Le Père Favre, qui avait voulu sans doute se chauffer au radiateur brûlant de la salle de récréation, n'esquissa même pas un geste de fuite alors qu'il pouvait entendre, depuis un moment, les pas et les cris qui se rapprochaient. Et c'est là, debout dans la salle de récréation, que ses assaillants, surpris et rageurs, le découvrirent. D'un bond, ils l'entourèrent, le fouillèrent brutalement, lui réclamant son revolver, dont ils avaient, disaient-ils, trouvé l'étui dans sa chambre.
Le Père, affreusement pâle, fit signe qu'il ne savait pas ce qu'on voulait dire. Le Commandant alors lui signifia par l'interprète qu'au moindre geste pour s'enfuir, il serait fusillé sur le champ. Puis, encadrant le prévenu, toute la meute revint en salle commune, ouvrit violemment la porte tandis que le Père était littéralement projeté au milieu de la salle. "Voilà l'homme !" hurla le Commandant avec un accent certainement plus triomphal que celui de Pilate. "Le reconnaissez-vous ?". Avant même que ses confrères, les sœurs et le Frère Raymond eussent tenté une réponse, le Père Favre, blême, les cheveux en désordre, se tourna brusquement vers ses geôliers en criant : "Oui, c'est moi !".
Ce fut fini ce jour-là. Toute la maison fut autorisée à disposer librement. Quant au Père Favre, il fut autorisé à passer dans sa chambre et à prendre quelques habits. (...)

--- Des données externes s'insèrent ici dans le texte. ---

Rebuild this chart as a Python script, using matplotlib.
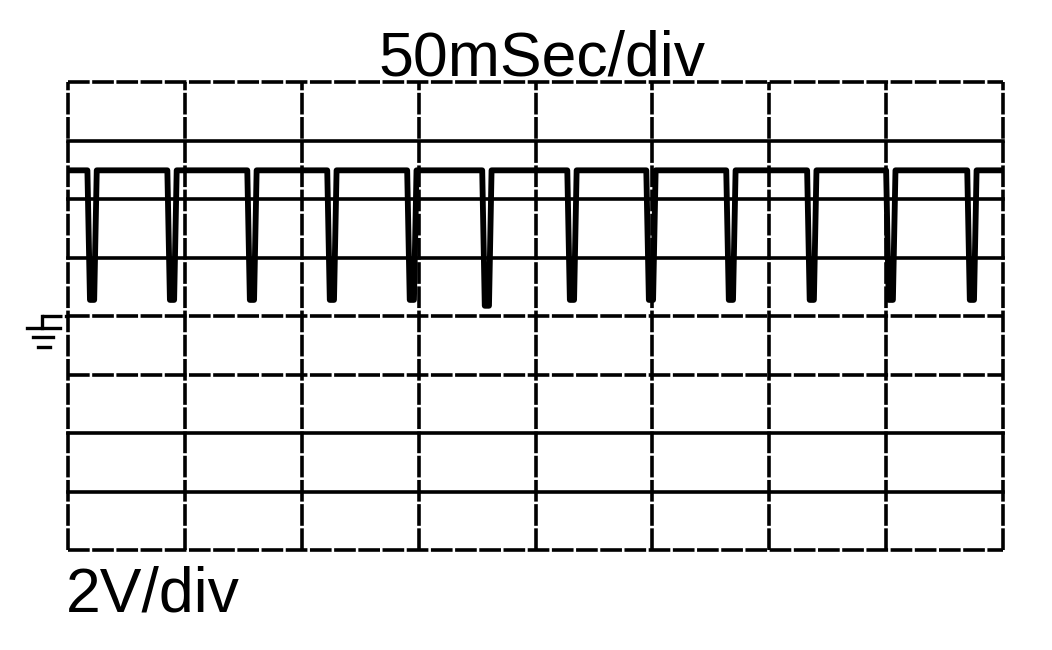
import numpy as np
import matplotlib
matplotlib.use('Agg')
import matplotlib.pyplot as plt

# scope settings
ms_per_div = 50
volt_per_div = 2
n_div_x = 8
n_div_y = 8

# trace (time of each dip in ms, bottom level in V)
dip_times = [10.3, 44.5, 78.7, 112.9, 147.1, 179.2, 215.6, 249.4, 283.6, 318.2, 352.0, 386.7]
dip_lows = [0.55, 0.55, 0.55, 0.55, 0.55, 0.35, 0.55, 0.55, 0.55, 0.55, 0.55, 0.55]
high_level = 4.98
edge_out = 2.0   # ms from dip centre to top of the edge
edge_in = 0.9    # ms from dip centre to bottom of the edge

title_txt = '50mSec/div'
volt_txt = '2V/div'

t_end = ms_per_div * n_div_x
v_top = volt_per_div * n_div_y / 2

t = [0.0]
v = [high_level]
for tc, lo in zip(dip_times, dip_lows):
    t += [tc - edge_out, tc - edge_in, tc + edge_in, tc + edge_out]
    v += [high_level, lo, lo, high_level]
t.append(t_end)
v.append(high_level)

plt.rcParams['font.family'] = ['Liberation Sans', 'DejaVu Sans']

fig = plt.figure(figsize=(10.52, 6.5), dpi=100)
ax = fig.add_axes([68 / 1052, 1 - 550 / 650, 935 / 1052, 468 / 650])
ax.set_xlim(0, t_end)
ax.set_ylim(-v_top, v_top)
for s in ax.spines.values():
    s.set_visible(False)
ax.set_xticks([])
ax.set_yticks([])

# graticule
dash = (0, (6, 0.7))
xs = np.arange(0, t_end + 1, ms_per_div)
ys = np.arange(-v_top, v_top + 0.1, volt_per_div)
for x in xs:
    ax.axvline(x, color='black', lw=2.6, ls=dash, clip_on=False)
solid_rows = [-6, -4, 2, 4, 6]
for y in ys:
    if y in solid_rows:
        ax.axhline(y, color='black', lw=2.6, clip_on=False)
    else:
        ax.axhline(y, color='black', lw=2.6, ls=dash, clip_on=False)

ax.plot(t, v, color='black', lw=4.2, solid_joinstyle='round', solid_capstyle='round')

# ground marker
tr = ax.transAxes
ax.plot([-0.028, 0], [0.5, 0.5], color='black', lw=2.4, ls=dash, transform=tr, clip_on=False)
ax.plot([-0.028, -0.028], [0.5, 0.474], color='black', lw=2.4, transform=tr, clip_on=False)
ax.plot([-0.044, -0.009], [0.474, 0.474], color='black', lw=2.4, transform=tr, clip_on=False)
ax.plot([-0.037, -0.016], [0.455, 0.455], color='black', lw=2.4, transform=tr, clip_on=False)
ax.plot([-0.032, -0.019], [0.434, 0.434], color='black', lw=2.4, transform=tr, clip_on=False)

fig.text(542 / 1052, 1 - 75 / 650, title_txt, ha='center', va='baseline', fontsize=45)
fig.text(66 / 1052, 1 - 612 / 650, volt_txt, ha='left', va='baseline', fontsize=45)

fig.savefig('out.png', dpi=100, facecolor='white')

Le Commandant ferma lui-même la porte et emporta la clé, menaçant de fusiller quiconque essaierait de pénétrer dans cette chambre.
Et la soirée, si avancée déjà et si pleine d'angoisse, s'acheva pour nous dans un surcroît d'inquiétude, d'autant plus grande que le Père Favrat était emmené lui aussi avec le Père Favre (...).

*Précisément, la troupe SS qui a investi le Juvénat se composait d'une vingtaine de douaniers allemands, le capitaine Rogenstein assisté de deux sous-officiers nommés Lehmann et Engelard, une agente allemande et un interprète.
**Extrait du témoignage manuscrit du Père Gilbert Pernoud en 1946 sur la perquisition et l'arrestation du Père Louis Favre le 3 février 1944. (source : archives privées MSFS)."